[START Collected data]

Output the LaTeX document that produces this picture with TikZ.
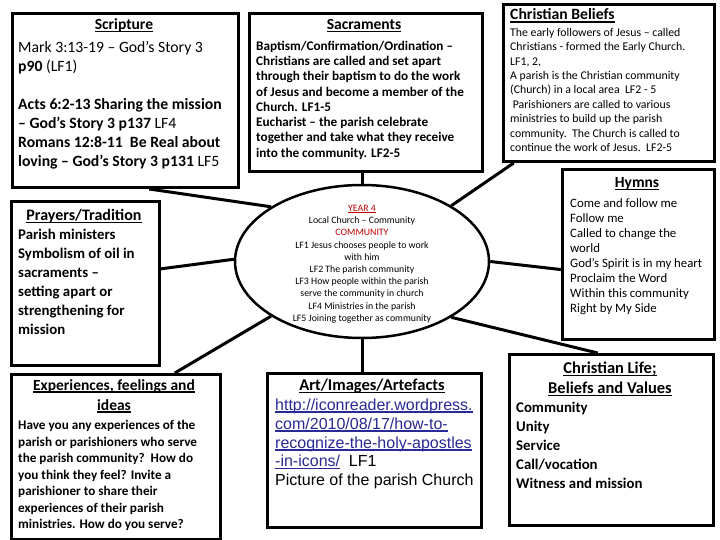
\documentclass[tikz,border=0pt]{standalone}
\usepackage{fontspec}
\setmainfont{Carlito}
\newfontfamily\arialfont{Liberation Sans}
\usetikzlibrary{shapes.geometric}
\definecolor{LinkBlue}{HTML}{2A2A96}
\definecolor{YearRed}{HTML}{C00000}
\newcommand\firstrow{\rule{0pt}{0.9em}}
\newcommand\undertext[1]{\sbox0{#1}\rlap{\rule[-0.16em]{\wd0}{0.085em}}\usebox0}
\tikzset{
  box/.style={draw,line width=3pt,anchor=north west,inner sep=0pt},
  joint/.style={line width=3pt},
  heading/.style={anchor=base,inner sep=0pt,font=\bfseries\fontsize{15.5}{20}\selectfont},
  body/.style={anchor=north west,align=left,inner sep=0pt}
}
\begin{document}
\begin{tikzpicture}[x=1pt,y=-1pt]
  \useasboundingbox[fill=white] (0,0) rectangle (720,540);
  % boxes
  \node[box,minimum width=226,minimum height=174] (scripture) at (11,12) {};
  \node[box,minimum width=233,minimum height=158] (sacraments) at (248,12) {};
  \node[box,minimum width=211,minimum height=157] (beliefs) at (502,3) {};
  \node[box,minimum width=152,minimum height=170] (hymns) at (561,168) {};
  \node[box,minimum width=148,minimum height=164] (prayers) at (10,200) {};
  \node[box,minimum width=209,minimum height=165] (experiences) at (10,373) {};
  \node[box,minimum width=214,minimum height=154] (art) at (266,372) {};
  \node[box,minimum width=204,minimum height=171] (life) at (508,353) {};
  \node[draw,line width=2.5pt,ellipse,inner sep=0pt,minimum width=254,minimum height=153] (centre) at (362,261.5) {};
  % connectors
  \draw[joint] (scripture.-75) -- (centre.149);
  \draw[joint] (prayers.11) -- (centre.179);
  \draw[joint] (experiences.55) -- (centre.211);
  \draw[joint] (sacraments.south -| centre.north) -- (centre.north);
  \draw[joint] (beliefs.220) -- (centre.32);
  \draw[joint] (hymns.191) -- (centre.east);
  \draw[joint] (life.99) -- (centre.-32);
  \draw[joint] (centre.south) -- (centre.south |- art.north);
  % texts
  \node[heading] (scripturehead) at (124,30) {\undertext{Scripture}};
  \node[body,font=\fontsize{15.7}{19}\selectfont] (scripturetext) at (18,37.9)
    {\firstrow Mark 3:13-19 -- God’s Story 3\\ \textbf{p90} (LF1)\\[19pt]
     \textbf{Acts 6:2-13 Sharing the mission}\\ \textbf{-- God’s Story 3 p137} LF4\\
     \textbf{Romans 12:8-11\ \ Be Real about}\\ \textbf{loving -- God’s Story 3 p131} LF5};
  \node[heading] (sacramentshead) at (364,30) {\undertext{Sacraments}};
  \node[body,font=\bfseries\fontsize{13.2}{15.3}\selectfont] (sacramentstext) at (256,38.1)
    {\firstrow Baptism/Confirmation/Ordination --\\ Christians are called and set apart\\
     through their baptism to do the work\\ of Jesus and become a member of the\\
     Church. LF1-5\\ Eucharist -- the parish celebrate\\
     together and take what they receive\\ into the community. LF2-5};
  \node[heading,anchor=base west,font=\bfseries\fontsize{15.7}{20}\selectfont] (beliefshead) at (510,20) {\undertext{Christian Beliefs}};
  \node[body,font=\fontsize{11.8}{14.4}\selectfont] (beliefstext) at (510,25.4)
    {\firstrow The early followers of Jesus -- called\\ Christians - formed the Early Church.\\
     LF1, 2,\\ A parish is the Christian community\\ (Church) in a local area\ \ LF2 - 5\\
     \ Parishioners are called to various\\ ministries to build up the parish\\
     community.\ \ The Church is called to\\ continue the work of Jesus.\ \ LF2-5};
  \node[heading] (hymnshead) at (637,188) {\undertext{Hymns}};
  \node[body,font=\fontsize{12.8}{15.1}\selectfont] (hymnstext) at (570,195.5)
    {\firstrow Come and follow me\\ Follow me\\ Called to change the\\ world\\
     God’s Spirit is in my heart\\ Proclaim the Word\\ Within this community\\ Right by My Side};
  \node[heading,font=\bfseries\fontsize{16}{20}\selectfont] (prayershead) at (84,220.5) {\undertext{Prayers/Tradition}};
  \node[body,font=\bfseries\fontsize{14.8}{19}\selectfont] (prayerstext) at (18,226.2)
    {\firstrow Parish ministers\\ Symbolism of oil in\\ sacraments --\\ setting apart or\\
     strengthening for\\ mission};
  \node[heading,anchor=north,align=center] (experienceshead) at (114,376)
    {\firstrow\undertext{Experiences, feelings and}\\ \undertext{ideas}};
  \node[body,font=\bfseries\fontsize{13.2}{16.5}\selectfont] (experiencestext) at (18,417.6)
    {\firstrow Have you any experiences of the\\ parish or parishioners who serve\\
     the parish community?\ \ How do\\ you think they feel? Invite a\\
     parishioner to share their\\ experiences of their parish\\ ministries. How do you serve?};
  \node[heading,font=\bfseries\fontsize{16.5}{20}\selectfont] (arthead) at (372,390.5) {\undertext{Art/Images/Artefacts}};
  \node[body,font=\arialfont\fontsize{16}{18.9}\selectfont] (arttext) at (275,395.6)
    {\firstrow\textcolor{LinkBlue}{\undertext{http://iconreader.wordpress.}}\\
     \textcolor{LinkBlue}{\undertext{com/2010/08/17/how-to-}}\\
     \textcolor{LinkBlue}{\undertext{recognize-the-holy-apostles}}\\
     \textcolor{LinkBlue}{\undertext{-in-icons/}}\ \ LF1\\ Picture of the parish Church};
  \node[heading,anchor=north,align=center,font=\bfseries\fontsize{16.5}{20}\selectfont] (lifehead) at (610,358.5)
    {\firstrow\undertext{Christian Life;}\\ \undertext{Beliefs and Values}};
  \node[body,font=\bfseries\fontsize{14.8}{19}\selectfont] (lifetext) at (516,399)
    {\firstrow Community\\ Unity\\ Service\\ Call/vocation\\ Witness and mission};
  \node[anchor=north,align=center,inner sep=0pt,font=\fontsize{9.8}{12.2}\selectfont] (centretext) at (362,202.5)
    {\firstrow\textcolor{YearRed}{\undertext{YEAR 4}}\\ Local Church -- Community\\ \textcolor{YearRed}{COMMUNITY}\\
     LF1 Jesus chooses people to work\\ with him\\ LF2 The parish community\\
     LF3 How people within the parish\\ serve the community in church\\
     LF4 Ministries in the parish\\ LF5 Joining together as community};
\end{tikzpicture}
\end{document}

[END Collected data]

* **Required work**
Transcribe the preceding listing in its entirety and with exact wording, leaving out pictures.

* **Full solution**
Output the LaTeX document that produces this picture with TikZ.
\documentclass[tikz,border=0pt]{standalone}
\usepackage{fontspec}
\setmainfont{Carlito}
\newfontfamily\arialfont{Liberation Sans}
\usetikzlibrary{shapes.geometric}
\definecolor{LinkBlue}{HTML}{2A2A96}
\definecolor{YearRed}{HTML}{C00000}
\newcommand\firstrow{\rule{0pt}{0.9em}}
\newcommand\undertext[1]{\sbox0{#1}\rlap{\rule[-0.16em]{\wd0}{0.085em}}\usebox0}
\tikzset{
  box/.style={draw,line width=3pt,anchor=north west,inner sep=0pt},
  joint/.style={line width=3pt},
  heading/.style={anchor=base,inner sep=0pt,font=\bfseries\fontsize{15.5}{20}\selectfont},
  body/.style={anchor=north west,align=left,inner sep=0pt}
}
\begin{document}
\begin{tikzpicture}[x=1pt,y=-1pt]
  \useasboundingbox[fill=white] (0,0) rectangle (720,540);
  % boxes
  \node[box,minimum width=226,minimum height=174] (scripture) at (11,12) {};
  \node[box,minimum width=233,minimum height=158] (sacraments) at (248,12) {};
  \node[box,minimum width=211,minimum height=157] (beliefs) at (502,3) {};
  \node[box,minimum width=152,minimum height=170] (hymns) at (561,168) {};
  \node[box,minimum width=148,minimum height=164] (prayers) at (10,200) {};
  \node[box,minimum width=209,minimum height=165] (experiences) at (10,373) {};
  \node[box,minimum width=214,minimum height=154] (art) at (266,372) {};
  \node[box,minimum width=204,minimum height=171] (life) at (508,353) {};
  \node[draw,line width=2.5pt,ellipse,inner sep=0pt,minimum width=254,minimum height=153] (centre) at (362,261.5) {};
  % connectors
  \draw[joint] (scripture.-75) -- (centre.149);
  \draw[joint] (prayers.11) -- (centre.179);
  \draw[joint] (experiences.55) -- (centre.211);
  \draw[joint] (sacraments.south -| centre.north) -- (centre.north);
  \draw[joint] (beliefs.220) -- (centre.32);
  \draw[joint] (hymns.191) -- (centre.east);
  \draw[joint] (life.99) -- (centre.-32);
  \draw[joint] (centre.south) -- (centre.south |- art.north);
  % texts
  \node[heading] (scripturehead) at (124,30) {\undertext{Scripture}};
  \node[body,font=\fontsize{15.7}{19}\selectfont] (scripturetext) at (18,37.9)
    {\firstrow Mark 3:13-19 -- God’s Story 3\\ \textbf{p90} (LF1)\\[19pt]
     \textbf{Acts 6:2-13 Sharing the mission}\\ \textbf{-- God’s Story 3 p137} LF4\\
     \textbf{Romans 12:8-11\ \ Be Real about}\\ \textbf{loving -- God’s Story 3 p131} LF5};
  \node[heading] (sacramentshead) at (364,30) {\undertext{Sacraments}};
  \node[body,font=\bfseries\fontsize{13.2}{15.3}\selectfont] (sacramentstext) at (256,38.1)
    {\firstrow Baptism/Confirmation/Ordination --\\ Christians are called and set apart\\
     through their baptism to do the work\\ of Jesus and become a member of the\\
     Church. LF1-5\\ Eucharist -- the parish celebrate\\
     together and take what they receive\\ into the community. LF2-5};
  \node[heading,anchor=base west,font=\bfseries\fontsize{15.7}{20}\selectfont] (beliefshead) at (510,20) {\undertext{Christian Beliefs}};
  \node[body,font=\fontsize{11.8}{14.4}\selectfont] (beliefstext) at (510,25.4)
    {\firstrow The early followers of Jesus -- called\\ Christians - formed the Early Church.\\
     LF1, 2,\\ A parish is the Christian community\\ (Church) in a local area\ \ LF2 - 5\\
     \ Parishioners are called to various\\ ministries to build up the parish\\
     community.\ \ The Church is called to\\ continue the work of Jesus.\ \ LF2-5};
  \node[heading] (hymnshead) at (637,188) {\undertext{Hymns}};
  \node[body,font=\fontsize{12.8}{15.1}\selectfont] (hymnstext) at (570,195.5)
    {\firstrow Come and follow me\\ Follow me\\ Called to change the\\ world\\
     God’s Spirit is in my heart\\ Proclaim the Word\\ Within this community\\ Right by My Side};
  \node[heading,font=\bfseries\fontsize{16}{20}\selectfont] (prayershead) at (84,220.5) {\undertext{Prayers/Tradition}};
  \node[body,font=\bfseries\fontsize{14.8}{19}\selectfont] (prayerstext) at (18,226.2)
    {\firstrow Parish ministers\\ Symbolism of oil in\\ sacraments --\\ setting apart or\\
     strengthening for\\ mission};
  \node[heading,anchor=north,align=center] (experienceshead) at (114,376)
    {\firstrow\undertext{Experiences, feelings and}\\ \undertext{ideas}};
  \node[body,font=\bfseries\fontsize{13.2}{16.5}\selectfont] (experiencestext) at (18,417.6)
    {\firstrow Have you any experiences of the\\ parish or parishioners who serve\\
     the parish community?\ \ How do\\ you think they feel? Invite a\\
     parishioner to share their\\ experiences of their parish\\ ministries. How do you serve?};
  \node[heading,font=\bfseries\fontsize{16.5}{20}\selectfont] (arthead) at (372,390.5) {\undertext{Art/Images/Artefacts}};
  \node[body,font=\arialfont\fontsize{16}{18.9}\selectfont] (arttext) at (275,395.6)
    {\firstrow\textcolor{LinkBlue}{\undertext{http://iconreader.wordpress.}}\\
     \textcolor{LinkBlue}{\undertext{com/2010/08/17/how-to-}}\\
     \textcolor{LinkBlue}{\undertext{recognize-the-holy-apostles}}\\
     \textcolor{LinkBlue}{\undertext{-in-icons/}}\ \ LF1\\ Picture of the parish Church};
  \node[heading,anchor=north,align=center,font=\bfseries\fontsize{16.5}{20}\selectfont] (lifehead) at (610,358.5)
    {\firstrow\undertext{Christian Life;}\\ \undertext{Beliefs and Values}};
  \node[body,font=\bfseries\fontsize{14.8}{19}\selectfont] (lifetext) at (516,399)
    {\firstrow Community\\ Unity\\ Service\\ Call/vocation\\ Witness and mission};
  \node[anchor=north,align=center,inner sep=0pt,font=\fontsize{9.8}{12.2}\selectfont] (centretext) at (362,202.5)
    {\firstrow\textcolor{YearRed}{\undertext{YEAR 4}}\\ Local Church -- Community\\ \textcolor{YearRed}{COMMUNITY}\\
     LF1 Jesus chooses people to work\\ with him\\ LF2 The parish community\\
     LF3 How people within the parish\\ serve the community in church\\
     LF4 Ministries in the parish\\ LF5 Joining together as community};
\end{tikzpicture}
\end{document}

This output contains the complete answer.